▶ _Exercise aim_:
Set down exactly the lines from the one with "What matplotlib code" to the one with "R = np.linspace(1.0, 15.9, 67)", both included, and no line outside that range.

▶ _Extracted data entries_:
* Begin *
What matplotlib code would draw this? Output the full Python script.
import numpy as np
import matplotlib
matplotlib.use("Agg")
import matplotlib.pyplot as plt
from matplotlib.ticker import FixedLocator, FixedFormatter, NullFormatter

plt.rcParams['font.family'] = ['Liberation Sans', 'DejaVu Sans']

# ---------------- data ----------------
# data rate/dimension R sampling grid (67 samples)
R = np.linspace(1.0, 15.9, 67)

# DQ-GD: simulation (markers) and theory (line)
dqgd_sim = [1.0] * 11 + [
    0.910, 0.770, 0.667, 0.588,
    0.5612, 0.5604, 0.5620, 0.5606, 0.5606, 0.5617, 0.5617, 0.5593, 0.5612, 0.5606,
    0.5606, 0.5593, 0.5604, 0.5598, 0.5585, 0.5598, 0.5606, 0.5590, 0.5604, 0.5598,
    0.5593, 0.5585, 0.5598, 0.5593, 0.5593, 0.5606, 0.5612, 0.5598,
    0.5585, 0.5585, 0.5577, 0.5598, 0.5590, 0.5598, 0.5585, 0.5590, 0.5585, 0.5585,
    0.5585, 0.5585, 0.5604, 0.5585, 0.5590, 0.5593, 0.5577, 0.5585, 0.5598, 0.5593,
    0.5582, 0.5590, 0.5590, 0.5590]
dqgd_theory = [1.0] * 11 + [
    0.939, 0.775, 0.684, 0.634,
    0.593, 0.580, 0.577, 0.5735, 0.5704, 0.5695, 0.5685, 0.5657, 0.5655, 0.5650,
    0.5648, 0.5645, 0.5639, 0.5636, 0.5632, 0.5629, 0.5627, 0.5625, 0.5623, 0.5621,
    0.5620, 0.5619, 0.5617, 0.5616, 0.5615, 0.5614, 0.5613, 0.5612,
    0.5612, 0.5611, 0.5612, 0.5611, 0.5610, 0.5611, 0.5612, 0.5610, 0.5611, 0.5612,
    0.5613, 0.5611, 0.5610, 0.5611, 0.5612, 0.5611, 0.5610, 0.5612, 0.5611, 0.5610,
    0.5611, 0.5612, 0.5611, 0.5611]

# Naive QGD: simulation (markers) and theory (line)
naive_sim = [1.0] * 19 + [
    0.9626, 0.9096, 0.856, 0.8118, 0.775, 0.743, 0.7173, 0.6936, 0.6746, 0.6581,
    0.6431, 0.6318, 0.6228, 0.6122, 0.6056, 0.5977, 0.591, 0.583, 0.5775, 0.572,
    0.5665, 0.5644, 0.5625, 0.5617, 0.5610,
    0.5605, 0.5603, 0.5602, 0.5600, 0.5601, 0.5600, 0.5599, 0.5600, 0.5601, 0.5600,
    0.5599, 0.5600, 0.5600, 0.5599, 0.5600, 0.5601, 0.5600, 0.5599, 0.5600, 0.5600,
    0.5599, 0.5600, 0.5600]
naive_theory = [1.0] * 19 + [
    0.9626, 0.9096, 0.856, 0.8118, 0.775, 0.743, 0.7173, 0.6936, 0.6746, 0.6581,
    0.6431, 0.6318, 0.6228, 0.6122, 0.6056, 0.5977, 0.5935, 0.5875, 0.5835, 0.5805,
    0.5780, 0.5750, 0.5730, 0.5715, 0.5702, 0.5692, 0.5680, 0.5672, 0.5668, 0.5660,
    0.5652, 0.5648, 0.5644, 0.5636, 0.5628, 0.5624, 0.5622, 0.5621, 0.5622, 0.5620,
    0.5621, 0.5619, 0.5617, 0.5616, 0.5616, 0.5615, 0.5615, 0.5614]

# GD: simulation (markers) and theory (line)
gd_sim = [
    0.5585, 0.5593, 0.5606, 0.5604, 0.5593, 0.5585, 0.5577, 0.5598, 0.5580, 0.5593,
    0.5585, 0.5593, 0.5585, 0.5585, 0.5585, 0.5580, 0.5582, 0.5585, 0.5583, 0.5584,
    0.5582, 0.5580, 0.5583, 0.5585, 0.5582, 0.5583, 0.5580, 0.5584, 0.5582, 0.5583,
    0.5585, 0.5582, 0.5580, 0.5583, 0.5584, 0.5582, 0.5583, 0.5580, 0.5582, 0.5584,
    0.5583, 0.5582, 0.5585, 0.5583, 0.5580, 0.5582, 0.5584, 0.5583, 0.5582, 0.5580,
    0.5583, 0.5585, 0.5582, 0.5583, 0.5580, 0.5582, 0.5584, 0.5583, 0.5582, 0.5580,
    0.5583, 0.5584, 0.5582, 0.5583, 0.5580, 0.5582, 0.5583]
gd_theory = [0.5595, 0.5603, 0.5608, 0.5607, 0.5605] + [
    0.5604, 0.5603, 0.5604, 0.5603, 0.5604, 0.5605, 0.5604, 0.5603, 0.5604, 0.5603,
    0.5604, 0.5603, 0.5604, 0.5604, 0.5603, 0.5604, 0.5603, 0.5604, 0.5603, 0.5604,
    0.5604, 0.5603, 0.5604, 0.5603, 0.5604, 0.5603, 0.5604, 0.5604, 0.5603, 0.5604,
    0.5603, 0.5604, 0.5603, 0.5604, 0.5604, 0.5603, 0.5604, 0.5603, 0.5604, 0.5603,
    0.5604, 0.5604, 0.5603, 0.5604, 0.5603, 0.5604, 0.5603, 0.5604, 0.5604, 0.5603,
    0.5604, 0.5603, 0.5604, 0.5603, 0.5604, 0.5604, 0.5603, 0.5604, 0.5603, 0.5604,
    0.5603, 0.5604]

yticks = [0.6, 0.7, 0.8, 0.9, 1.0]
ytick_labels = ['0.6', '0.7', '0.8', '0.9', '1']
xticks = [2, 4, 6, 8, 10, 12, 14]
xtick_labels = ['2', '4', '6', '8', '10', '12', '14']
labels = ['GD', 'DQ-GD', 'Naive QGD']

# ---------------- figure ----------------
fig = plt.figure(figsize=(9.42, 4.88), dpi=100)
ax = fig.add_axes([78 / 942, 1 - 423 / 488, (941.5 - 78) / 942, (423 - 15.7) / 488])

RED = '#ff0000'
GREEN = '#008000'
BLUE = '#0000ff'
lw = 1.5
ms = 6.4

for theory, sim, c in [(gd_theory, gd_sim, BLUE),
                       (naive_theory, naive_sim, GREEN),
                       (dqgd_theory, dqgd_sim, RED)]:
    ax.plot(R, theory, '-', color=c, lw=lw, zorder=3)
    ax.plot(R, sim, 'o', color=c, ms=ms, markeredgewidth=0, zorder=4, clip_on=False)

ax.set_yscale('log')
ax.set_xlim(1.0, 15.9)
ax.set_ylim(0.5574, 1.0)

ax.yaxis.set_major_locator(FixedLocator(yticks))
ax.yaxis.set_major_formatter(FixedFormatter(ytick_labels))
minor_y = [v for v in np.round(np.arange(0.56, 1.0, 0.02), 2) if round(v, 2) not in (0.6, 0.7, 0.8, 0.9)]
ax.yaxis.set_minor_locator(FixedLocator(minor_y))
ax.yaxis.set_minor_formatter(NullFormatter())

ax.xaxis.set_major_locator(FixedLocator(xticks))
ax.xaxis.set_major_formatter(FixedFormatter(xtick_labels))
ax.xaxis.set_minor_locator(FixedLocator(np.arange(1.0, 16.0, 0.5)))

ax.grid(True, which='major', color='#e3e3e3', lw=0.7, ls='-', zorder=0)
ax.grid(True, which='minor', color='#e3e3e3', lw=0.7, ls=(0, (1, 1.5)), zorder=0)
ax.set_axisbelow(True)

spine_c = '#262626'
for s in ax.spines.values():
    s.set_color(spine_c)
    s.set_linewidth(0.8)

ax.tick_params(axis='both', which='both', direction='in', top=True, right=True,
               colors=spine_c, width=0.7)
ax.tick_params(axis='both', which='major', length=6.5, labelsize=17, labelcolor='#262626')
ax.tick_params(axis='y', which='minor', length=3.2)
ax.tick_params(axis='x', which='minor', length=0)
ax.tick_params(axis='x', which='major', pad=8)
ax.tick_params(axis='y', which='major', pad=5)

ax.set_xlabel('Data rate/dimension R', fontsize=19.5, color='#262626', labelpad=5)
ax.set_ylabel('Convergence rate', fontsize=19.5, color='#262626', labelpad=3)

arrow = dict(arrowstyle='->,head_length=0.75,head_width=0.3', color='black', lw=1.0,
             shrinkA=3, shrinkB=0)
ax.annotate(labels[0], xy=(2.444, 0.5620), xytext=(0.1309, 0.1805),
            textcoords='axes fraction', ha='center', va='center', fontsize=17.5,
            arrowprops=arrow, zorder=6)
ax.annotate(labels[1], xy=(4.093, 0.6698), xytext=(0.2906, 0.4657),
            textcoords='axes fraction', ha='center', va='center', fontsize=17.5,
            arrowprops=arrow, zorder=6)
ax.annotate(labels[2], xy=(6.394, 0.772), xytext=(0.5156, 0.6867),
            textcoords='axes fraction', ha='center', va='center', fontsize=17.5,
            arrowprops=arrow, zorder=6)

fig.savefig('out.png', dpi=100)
* End *
* Begin *
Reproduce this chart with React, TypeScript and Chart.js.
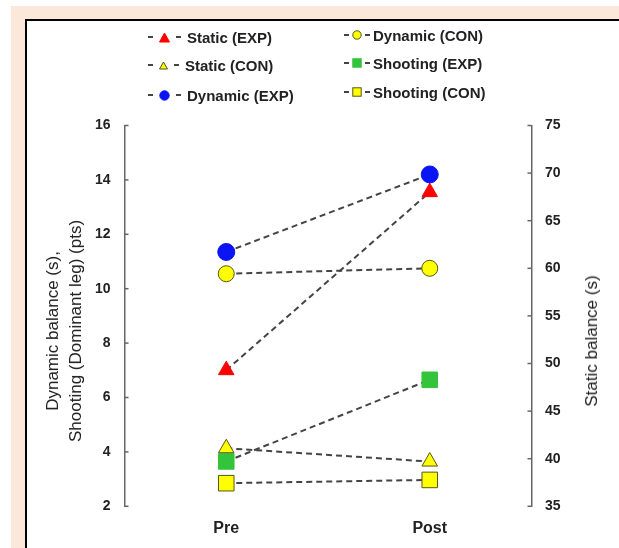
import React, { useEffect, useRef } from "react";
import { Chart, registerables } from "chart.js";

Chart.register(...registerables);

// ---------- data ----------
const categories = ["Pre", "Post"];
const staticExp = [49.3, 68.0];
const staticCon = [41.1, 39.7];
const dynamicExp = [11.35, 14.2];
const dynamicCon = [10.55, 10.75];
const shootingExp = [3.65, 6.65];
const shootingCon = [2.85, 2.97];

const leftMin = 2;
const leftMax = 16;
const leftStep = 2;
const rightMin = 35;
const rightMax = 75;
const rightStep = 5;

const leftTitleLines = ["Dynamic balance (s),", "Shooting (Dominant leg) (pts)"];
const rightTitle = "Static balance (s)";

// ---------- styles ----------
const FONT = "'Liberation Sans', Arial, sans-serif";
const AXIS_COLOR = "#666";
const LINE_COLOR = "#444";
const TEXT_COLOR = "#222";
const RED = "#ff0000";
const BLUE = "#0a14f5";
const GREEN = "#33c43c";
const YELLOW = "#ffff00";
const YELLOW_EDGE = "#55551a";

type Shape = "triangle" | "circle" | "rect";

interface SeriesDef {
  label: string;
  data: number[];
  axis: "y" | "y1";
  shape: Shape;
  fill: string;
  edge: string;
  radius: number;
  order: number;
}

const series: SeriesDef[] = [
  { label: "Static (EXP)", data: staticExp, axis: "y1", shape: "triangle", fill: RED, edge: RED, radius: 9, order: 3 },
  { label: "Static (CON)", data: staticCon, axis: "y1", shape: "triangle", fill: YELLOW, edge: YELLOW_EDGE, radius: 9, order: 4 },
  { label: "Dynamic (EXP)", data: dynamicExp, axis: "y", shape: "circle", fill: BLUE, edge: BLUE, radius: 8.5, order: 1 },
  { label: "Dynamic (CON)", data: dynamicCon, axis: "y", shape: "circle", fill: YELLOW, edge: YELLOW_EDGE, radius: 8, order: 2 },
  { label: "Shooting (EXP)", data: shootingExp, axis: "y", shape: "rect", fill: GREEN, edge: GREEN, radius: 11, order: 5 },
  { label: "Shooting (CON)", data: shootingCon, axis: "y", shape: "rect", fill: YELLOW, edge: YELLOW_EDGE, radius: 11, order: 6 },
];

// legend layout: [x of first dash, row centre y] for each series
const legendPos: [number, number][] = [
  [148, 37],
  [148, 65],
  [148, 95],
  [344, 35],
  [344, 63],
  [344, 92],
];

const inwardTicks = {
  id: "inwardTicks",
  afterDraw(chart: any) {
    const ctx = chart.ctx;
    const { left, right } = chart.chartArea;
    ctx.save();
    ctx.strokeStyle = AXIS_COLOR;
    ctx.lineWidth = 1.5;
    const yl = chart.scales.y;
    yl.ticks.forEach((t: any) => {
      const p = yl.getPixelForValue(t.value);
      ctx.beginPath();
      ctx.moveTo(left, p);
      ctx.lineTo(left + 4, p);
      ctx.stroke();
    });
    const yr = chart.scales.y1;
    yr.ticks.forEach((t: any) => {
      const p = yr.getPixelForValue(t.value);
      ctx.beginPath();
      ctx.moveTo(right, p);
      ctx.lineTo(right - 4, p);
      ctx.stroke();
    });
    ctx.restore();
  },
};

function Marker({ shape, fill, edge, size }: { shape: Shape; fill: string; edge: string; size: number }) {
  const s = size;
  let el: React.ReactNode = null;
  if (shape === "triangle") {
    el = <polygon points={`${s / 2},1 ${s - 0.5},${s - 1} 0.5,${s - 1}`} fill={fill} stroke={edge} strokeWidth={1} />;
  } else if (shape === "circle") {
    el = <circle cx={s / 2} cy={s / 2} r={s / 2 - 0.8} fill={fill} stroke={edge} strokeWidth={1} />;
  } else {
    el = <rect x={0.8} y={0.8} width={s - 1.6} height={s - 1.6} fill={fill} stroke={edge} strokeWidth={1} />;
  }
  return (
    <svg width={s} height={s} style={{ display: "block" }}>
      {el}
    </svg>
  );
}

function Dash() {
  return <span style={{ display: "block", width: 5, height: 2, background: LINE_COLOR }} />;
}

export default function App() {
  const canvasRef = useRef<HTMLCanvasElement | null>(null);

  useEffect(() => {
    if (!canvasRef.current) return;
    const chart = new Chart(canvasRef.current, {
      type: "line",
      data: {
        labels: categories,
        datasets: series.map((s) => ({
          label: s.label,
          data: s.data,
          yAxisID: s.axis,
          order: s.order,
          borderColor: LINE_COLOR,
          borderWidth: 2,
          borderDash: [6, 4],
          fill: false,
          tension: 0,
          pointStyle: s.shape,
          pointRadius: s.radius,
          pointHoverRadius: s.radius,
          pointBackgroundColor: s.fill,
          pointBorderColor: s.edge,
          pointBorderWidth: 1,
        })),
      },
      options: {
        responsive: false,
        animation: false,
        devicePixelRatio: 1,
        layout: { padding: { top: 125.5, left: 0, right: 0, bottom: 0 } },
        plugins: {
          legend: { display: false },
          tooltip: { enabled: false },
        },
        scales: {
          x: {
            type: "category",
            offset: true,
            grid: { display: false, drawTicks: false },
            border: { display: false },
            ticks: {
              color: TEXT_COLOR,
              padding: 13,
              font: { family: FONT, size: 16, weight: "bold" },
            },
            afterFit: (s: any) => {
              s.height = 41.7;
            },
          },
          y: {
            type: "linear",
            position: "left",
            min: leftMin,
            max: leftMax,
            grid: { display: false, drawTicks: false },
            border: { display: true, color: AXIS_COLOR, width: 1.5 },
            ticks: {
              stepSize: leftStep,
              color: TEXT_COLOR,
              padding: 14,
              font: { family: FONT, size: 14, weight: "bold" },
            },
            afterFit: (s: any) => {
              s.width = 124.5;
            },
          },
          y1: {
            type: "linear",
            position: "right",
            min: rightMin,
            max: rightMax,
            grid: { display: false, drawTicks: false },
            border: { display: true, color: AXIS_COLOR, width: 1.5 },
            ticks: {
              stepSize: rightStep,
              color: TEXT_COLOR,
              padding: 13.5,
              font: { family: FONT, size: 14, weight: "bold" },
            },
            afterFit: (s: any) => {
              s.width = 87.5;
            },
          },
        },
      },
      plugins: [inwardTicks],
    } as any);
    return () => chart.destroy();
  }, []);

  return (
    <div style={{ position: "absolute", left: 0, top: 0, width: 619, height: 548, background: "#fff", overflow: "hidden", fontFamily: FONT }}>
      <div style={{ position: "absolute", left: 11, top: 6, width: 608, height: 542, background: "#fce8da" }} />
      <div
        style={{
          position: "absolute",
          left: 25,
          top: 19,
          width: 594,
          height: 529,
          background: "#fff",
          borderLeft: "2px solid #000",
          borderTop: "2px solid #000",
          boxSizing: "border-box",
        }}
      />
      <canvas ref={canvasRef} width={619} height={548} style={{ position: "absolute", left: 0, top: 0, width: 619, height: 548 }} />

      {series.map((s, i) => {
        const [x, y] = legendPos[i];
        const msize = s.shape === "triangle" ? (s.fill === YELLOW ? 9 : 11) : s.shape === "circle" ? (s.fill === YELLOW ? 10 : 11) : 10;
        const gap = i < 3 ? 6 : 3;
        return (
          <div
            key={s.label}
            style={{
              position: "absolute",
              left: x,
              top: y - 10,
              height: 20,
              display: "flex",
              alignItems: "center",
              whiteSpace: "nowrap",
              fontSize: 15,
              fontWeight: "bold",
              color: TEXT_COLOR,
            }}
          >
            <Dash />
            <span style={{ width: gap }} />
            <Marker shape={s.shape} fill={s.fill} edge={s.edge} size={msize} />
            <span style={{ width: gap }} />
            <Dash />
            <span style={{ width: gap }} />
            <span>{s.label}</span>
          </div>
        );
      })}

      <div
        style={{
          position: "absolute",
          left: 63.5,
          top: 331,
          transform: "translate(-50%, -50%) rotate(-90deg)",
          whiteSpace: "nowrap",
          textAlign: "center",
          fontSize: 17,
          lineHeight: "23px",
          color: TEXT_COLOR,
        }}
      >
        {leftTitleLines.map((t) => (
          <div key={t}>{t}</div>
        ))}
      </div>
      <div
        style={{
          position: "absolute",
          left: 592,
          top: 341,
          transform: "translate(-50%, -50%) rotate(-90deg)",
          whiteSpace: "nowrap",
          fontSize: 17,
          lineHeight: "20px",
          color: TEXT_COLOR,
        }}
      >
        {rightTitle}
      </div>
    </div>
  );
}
* End *
* Begin *
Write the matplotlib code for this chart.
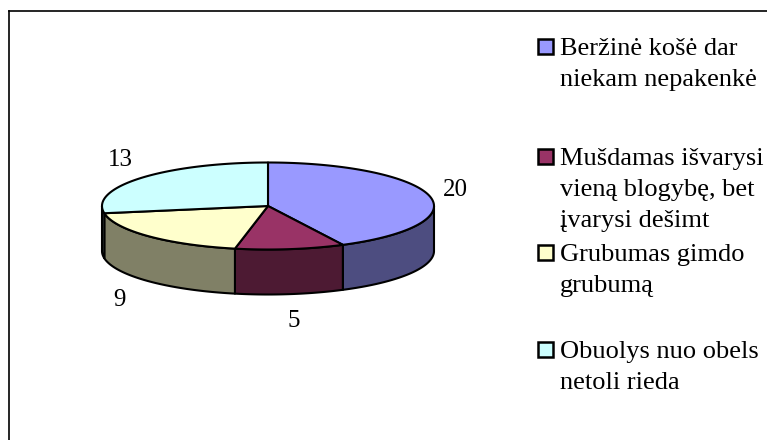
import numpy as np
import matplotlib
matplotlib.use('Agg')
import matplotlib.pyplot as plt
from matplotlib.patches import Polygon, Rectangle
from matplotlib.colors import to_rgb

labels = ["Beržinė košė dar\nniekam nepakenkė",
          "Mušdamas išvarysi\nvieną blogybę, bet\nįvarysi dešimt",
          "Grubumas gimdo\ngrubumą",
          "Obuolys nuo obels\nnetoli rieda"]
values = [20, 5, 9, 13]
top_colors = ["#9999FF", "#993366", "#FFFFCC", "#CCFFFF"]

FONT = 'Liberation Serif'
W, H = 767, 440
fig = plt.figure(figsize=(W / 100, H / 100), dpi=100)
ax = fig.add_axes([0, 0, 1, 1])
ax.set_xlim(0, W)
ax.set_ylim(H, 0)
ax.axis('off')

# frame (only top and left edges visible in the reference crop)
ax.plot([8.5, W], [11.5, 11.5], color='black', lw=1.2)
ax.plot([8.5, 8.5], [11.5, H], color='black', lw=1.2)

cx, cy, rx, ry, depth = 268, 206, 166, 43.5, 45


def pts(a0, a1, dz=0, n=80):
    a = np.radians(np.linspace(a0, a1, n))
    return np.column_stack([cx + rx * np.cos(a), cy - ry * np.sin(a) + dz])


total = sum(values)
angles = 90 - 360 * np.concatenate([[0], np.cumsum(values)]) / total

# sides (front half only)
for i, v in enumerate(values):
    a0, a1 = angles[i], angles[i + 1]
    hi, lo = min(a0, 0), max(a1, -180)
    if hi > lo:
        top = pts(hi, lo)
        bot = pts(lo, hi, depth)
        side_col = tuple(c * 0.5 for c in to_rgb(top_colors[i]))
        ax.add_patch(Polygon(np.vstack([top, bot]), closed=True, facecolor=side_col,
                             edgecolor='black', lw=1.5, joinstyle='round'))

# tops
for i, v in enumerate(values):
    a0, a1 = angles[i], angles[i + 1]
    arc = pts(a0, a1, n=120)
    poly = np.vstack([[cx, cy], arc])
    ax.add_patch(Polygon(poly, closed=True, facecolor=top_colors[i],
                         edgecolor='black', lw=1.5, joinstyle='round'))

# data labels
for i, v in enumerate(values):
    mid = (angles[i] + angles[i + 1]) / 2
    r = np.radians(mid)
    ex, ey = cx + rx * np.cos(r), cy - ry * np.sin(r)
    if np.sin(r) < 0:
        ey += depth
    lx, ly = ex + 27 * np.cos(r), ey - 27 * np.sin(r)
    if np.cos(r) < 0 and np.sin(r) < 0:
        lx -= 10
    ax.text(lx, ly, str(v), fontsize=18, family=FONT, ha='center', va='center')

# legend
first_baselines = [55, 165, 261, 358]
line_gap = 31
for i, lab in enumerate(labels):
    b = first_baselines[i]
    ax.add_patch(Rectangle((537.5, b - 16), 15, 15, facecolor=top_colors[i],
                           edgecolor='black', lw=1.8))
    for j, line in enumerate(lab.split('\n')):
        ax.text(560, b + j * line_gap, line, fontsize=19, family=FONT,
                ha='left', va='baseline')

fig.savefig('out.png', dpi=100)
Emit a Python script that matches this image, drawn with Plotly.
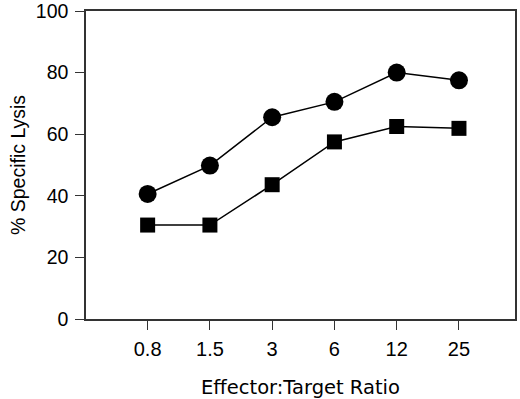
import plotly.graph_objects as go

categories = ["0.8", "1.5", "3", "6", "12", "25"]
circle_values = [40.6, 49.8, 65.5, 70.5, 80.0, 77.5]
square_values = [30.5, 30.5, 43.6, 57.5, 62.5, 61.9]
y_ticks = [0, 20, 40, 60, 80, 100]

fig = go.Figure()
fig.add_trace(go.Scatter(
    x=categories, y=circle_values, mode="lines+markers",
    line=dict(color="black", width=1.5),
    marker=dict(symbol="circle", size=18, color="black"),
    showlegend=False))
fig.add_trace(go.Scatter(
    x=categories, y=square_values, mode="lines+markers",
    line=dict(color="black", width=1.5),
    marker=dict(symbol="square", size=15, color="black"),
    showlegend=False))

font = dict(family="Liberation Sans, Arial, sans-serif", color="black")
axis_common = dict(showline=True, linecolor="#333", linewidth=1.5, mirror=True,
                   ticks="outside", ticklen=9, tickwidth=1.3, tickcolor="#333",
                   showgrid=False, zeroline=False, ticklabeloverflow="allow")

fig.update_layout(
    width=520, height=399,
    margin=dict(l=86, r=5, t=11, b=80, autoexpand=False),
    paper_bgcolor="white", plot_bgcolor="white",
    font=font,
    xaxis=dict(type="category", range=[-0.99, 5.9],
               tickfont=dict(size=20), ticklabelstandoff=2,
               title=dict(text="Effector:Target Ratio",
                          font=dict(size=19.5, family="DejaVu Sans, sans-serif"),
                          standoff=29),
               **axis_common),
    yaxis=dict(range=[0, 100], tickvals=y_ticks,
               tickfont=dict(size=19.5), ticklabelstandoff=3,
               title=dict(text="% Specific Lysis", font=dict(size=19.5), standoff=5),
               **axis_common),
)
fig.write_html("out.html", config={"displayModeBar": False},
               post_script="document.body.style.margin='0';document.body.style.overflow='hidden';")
* End *
▶ _Solution for this task_:
What matplotlib code would draw this? Output the full Python script.
import numpy as np
import matplotlib
matplotlib.use("Agg")
import matplotlib.pyplot as plt
from matplotlib.ticker import FixedLocator, FixedFormatter, NullFormatter

plt.rcParams['font.family'] = ['Liberation Sans', 'DejaVu Sans']

# ---------------- data ----------------
# data rate/dimension R sampling grid (67 samples)
R = np.linspace(1.0, 15.9, 67)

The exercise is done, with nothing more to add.